Javier Rioyo
Hace años dejé de asistir a la gala de los Goyas. Un poco por aquello de Groucho Marx de que nunca me fío de un club en que me admitan. Y mucho más por el aburrimiento que me producen las alegrías, emociones, llantos, amores domésticos, familiares, profesionales o ñoños expresados desde un escenario y para mayor gloria de esa efímera fama de unos segundos de "éxito" televisado.
De la misma manera que me molestan los ganadores de felicidad en público, vestidos de incierto glamour de una noche, me sobran las tristezas, odios, cabreos y decepciones de los que creen que un premio les hace mejores de lo que son. Me agota el necesario disimulo, el aplauso falso y la general ignorancia de la tropa de asistentes. Ni han visto, ni les importa, la mayoría de las películas que se premian o ignoran. Es una de esas noches en que casi todo es de mentira. Y la mentira puede ser estéticamente hermosa y necesaria o previsible, tierna, cargante e impostada.

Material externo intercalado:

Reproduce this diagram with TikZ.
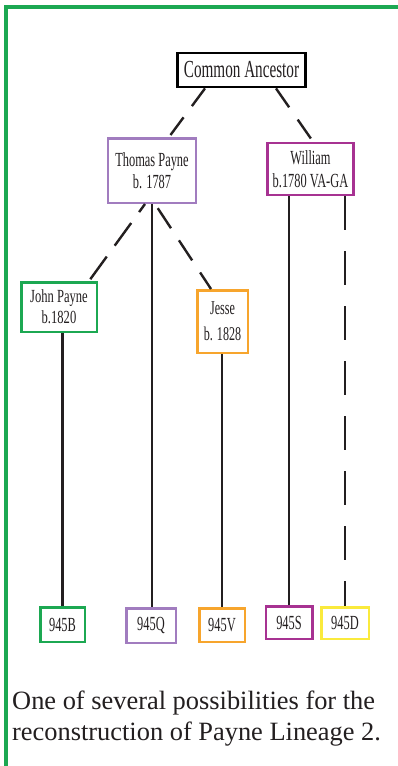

Yo, más allá de los aciertos y las gracias de Buenafuente, de las alegrías por ver premiar a quines se lo merecen, o del placer de ver las derrotas de algunos que tantos meritos habían demostrado para el olvido o el castigo, veo a la tribu del cine gustándose en su vanidad más desenfocada.
No soy gremial, soy académico, miembro de esa familia- son mis semejantes, no diría que mis hermanos pero casi mis primos- y me sentí muy contento con que la ganadora fuera un película como "Pá negre". Es verdad que me hubieran gustado algunos premios más para Icíar Bollaín y habría cambiado el destino de otros, pero nunca me siento cómodo con la puesta en escena. No tiene que ver con la realización, el escenario, el guión o el presentador, sino con los extras, con esa fauna variada que tiene una entrada para unas horas de ¿¿¿glamour??? a la española, autonomías históricas incluidas.
La gala de los Goya es para la televisión. Desde mi butaca pude ver a los anónimos amigos de Alex de la Iglesia en la calle y gritando libertades bajo la lluvia- nada que ver con los que daban la cara en la plaza de El Cairo- dando la máscara. Todo el año es carnaval decía el mejor de los nuestros, de los periodistas, que a unos pasos de esa plaza se pegó un tiro cansado de nosotros, de su amor y un poco de sí mismo. Mariano José de Larra, muerto por su mano antes de cumplir los treinta años, fue sin embargo uno de los autores mejor pagados de su tiempo. Nadie le burló su trabajo. Ningún enmascarado le gritó por querer cobrar de su obra. Fue un dandi ilustrado. Un culto cabreado con tantas tonterías de un pueblo dado al grito, al cabreo y a darnos lecciones desde los púlpitos, mientras con otra mano están llevándose los réditos del cepillo. Hace años que vivimos en este lugar de Internet, no necesitamos que nadie nos de la bronca descubriendo que es el presente. Ni que el Mediterráneo está dónde se bañan Berlusconi y los del caso Gurtel. Hay cosas que hasta los periodistas que no somos presidentes de nada, e incluso los documentalistas que vamos por libre, lo sabemos sin que "señor, sí, señor" nos lo tenga que recordar desde un teatro irreal en una noche de baja comedia.
Pues eso, que soy un antiguo y me voy a una sala de cine a ver la de los Cohen.